一方で、Creepy Nutsの活躍はもう凄まじくて。(こう書くと何様目線やねんみたいな感じですよね)
かつて自らを「たりないふたり」と名乗った助演男優達は、メジャーデビューを経て、前線でスポットライトを浴びる決意表明をし、HIP HOPが生業である事を改めて提示してくれました。
ライブの規模も、地方のライブハウスから武道館、横浜アリーナ、さいたまスーパーアリーナへと順を追って拡大していきました。
なにより、足りない足りないと連呼していた二人が、今や、赤ちゃんとして生まれた頃の可能性や誰もが持つのびしろの可能性に紐づけて曲を制作しています。

いつからか、(この人らと自分を重ねてしまって大丈夫か…?)と考えるようになりました。

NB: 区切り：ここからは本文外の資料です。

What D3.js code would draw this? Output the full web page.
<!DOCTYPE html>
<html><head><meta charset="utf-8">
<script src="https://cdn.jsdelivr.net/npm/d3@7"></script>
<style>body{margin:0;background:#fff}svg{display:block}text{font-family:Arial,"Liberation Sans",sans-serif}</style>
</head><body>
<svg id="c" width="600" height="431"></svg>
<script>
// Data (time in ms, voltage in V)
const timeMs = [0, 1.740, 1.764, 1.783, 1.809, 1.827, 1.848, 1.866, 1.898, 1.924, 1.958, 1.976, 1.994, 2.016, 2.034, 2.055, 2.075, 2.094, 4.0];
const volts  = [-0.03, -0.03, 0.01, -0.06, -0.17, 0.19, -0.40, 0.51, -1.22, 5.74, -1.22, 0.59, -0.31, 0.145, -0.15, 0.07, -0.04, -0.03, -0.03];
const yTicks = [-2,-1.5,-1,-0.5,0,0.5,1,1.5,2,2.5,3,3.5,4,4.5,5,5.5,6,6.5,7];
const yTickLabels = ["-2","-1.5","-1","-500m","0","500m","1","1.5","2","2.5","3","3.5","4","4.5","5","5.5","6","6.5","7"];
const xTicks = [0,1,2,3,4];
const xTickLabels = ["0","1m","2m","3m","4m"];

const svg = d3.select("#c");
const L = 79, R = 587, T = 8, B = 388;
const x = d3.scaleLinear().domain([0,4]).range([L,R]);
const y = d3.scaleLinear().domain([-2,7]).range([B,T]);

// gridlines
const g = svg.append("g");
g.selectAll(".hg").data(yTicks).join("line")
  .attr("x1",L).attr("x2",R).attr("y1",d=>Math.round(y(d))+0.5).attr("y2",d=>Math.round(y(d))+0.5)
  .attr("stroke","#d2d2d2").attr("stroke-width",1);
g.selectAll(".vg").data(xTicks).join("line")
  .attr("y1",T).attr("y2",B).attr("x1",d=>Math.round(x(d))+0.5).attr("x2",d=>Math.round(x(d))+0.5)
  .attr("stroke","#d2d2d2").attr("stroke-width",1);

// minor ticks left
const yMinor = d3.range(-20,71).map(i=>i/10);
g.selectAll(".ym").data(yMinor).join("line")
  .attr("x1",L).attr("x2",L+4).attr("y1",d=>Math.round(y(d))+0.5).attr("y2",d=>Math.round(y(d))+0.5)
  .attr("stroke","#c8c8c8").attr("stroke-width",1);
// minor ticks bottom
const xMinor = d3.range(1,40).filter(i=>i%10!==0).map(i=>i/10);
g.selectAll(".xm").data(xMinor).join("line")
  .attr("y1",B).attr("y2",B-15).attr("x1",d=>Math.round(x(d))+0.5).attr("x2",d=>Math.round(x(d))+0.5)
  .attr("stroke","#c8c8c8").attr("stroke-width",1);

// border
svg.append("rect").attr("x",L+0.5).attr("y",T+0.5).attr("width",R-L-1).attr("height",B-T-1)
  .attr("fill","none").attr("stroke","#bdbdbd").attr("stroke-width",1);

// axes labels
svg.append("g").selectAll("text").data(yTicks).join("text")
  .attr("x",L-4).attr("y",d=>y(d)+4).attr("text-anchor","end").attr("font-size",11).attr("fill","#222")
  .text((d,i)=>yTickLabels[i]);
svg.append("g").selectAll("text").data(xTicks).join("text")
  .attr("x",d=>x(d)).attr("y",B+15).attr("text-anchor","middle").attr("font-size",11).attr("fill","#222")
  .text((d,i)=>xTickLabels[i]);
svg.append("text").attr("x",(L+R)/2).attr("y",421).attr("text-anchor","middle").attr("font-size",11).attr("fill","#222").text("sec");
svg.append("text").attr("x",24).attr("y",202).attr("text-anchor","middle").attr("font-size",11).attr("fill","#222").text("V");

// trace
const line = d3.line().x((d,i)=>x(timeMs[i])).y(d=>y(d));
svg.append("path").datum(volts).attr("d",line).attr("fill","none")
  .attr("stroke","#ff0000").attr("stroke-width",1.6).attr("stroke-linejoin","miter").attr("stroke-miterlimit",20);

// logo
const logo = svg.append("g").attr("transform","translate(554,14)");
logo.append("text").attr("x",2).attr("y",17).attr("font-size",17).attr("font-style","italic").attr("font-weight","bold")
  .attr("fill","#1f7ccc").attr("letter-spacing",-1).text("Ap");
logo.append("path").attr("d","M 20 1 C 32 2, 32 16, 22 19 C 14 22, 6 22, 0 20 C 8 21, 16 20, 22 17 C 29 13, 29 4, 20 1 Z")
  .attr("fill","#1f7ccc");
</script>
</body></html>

他人の人生に自分の人生を重ねるのっていいですよね。拠り所が見つかるから快適ですし、"誰か"が自分と同じ悩みを持っていると知るだけで生きやすくなるのは事実です。
ただ、自分はその"誰か"と違う人生を歩んでいると気付いてしまった時にどうするか、って結構大事な気がします。 

おれは、Creepy Nutsが進んでいるみたいに自分も進みたいなと思ってます。ただ、いつからか、生き方を重ねるのでも投影するのでもなく、生きていく力を拝借するイメージを持つようになりました。
曲を聴いて、ラジオを聴いて、ライブを観て、その日一日の密度がちょっと濃くなる。それぐらいの付き合い方でいいんやろなと。重ねる必要なんてなかったんやろなと。
自分がしんどくなる前にそれに気付けたのは幸せでした。まーじでナイス距離感。

さて、ラジオの話に戻ります。

Rさんも、松永さんも、リスナーの誰も傷つけないでラジオを終われるなんてハナから望んでいないでしょうし、きっと微塵も期待していないんでしょう。
それでもオールナイトニッポンから出て行く決断をした。『覚悟』ってこういう事なんやろなぁと思います。

かつてオールナイトニッポンのチーフを務めていらした石井さんが、インタビューでこのように答えていらっしゃいました。

「アーティストや俳優さんの方ですと、本業もある中で深夜にレギュラーで生放送を何十年もやるのはなかなか難しいと思います。だから、ある種の『青春の時間』をもらってる感覚なんですよ。パーソナリティもディレクターも、かなり青春感が強いので。数年で良い思い出として残して卒業していくというのが、『オールナイトニッポン』なのかなとぼんやり思っています。」
引用元:https://news.livedoor.com/article/detail/14668284

あぁ、そうか。リスナーも青春のおこぼれをもらってたのかと。だからあんなに輝いてたんやなと。
ラジオが始まって、ラジオを好きになって、感情を揺さぶられて、没頭できて、時間やお金を費やすことを厭わなくなって、時々は離れて、また戻ってきて、また没頭して、そうこうしている間に終了のサイレンが鳴る。
青春をどう定義するかは分かりませんが、人生の密度を少し濃くするようなキラキラがあればそれは青春と呼んでもいい気がしています。

ラジオはいつだって新鮮に面白いから、青春を懐古するだけのリスナーにはなりたくないです。栄枯盛衰、全て楽しんでこそ上級者ですもんね。「もうなってるよ」という指摘は受け付けてません。悪しからず。

ただ、おれがここまで深夜ラジオに夢を見てしまったのは、間違いなくCreepy Nutsのせいでした。
メールが読まれたとか読まれてないとか、そういう話ではなくて、Creepy Nutsが深夜に二人でお喋りしている時間に心を燃やしていました。

来週の月曜25時、寂しくなるなー。きっと火曜27時にも同じ気持ちになる。
そこにあったものが無くなる以上、寂しさはきっと付き纏うけど、取り残された気持ちにはならなくて済みそうです。ラジオが終わってもおれの人生は進んでいくので。

火が消えた後に残った灰は、両手でかき集めて、袋に入れて、青春の記念品として大事に持っておきます。


5年間、素敵なよふかしをありがとうございました。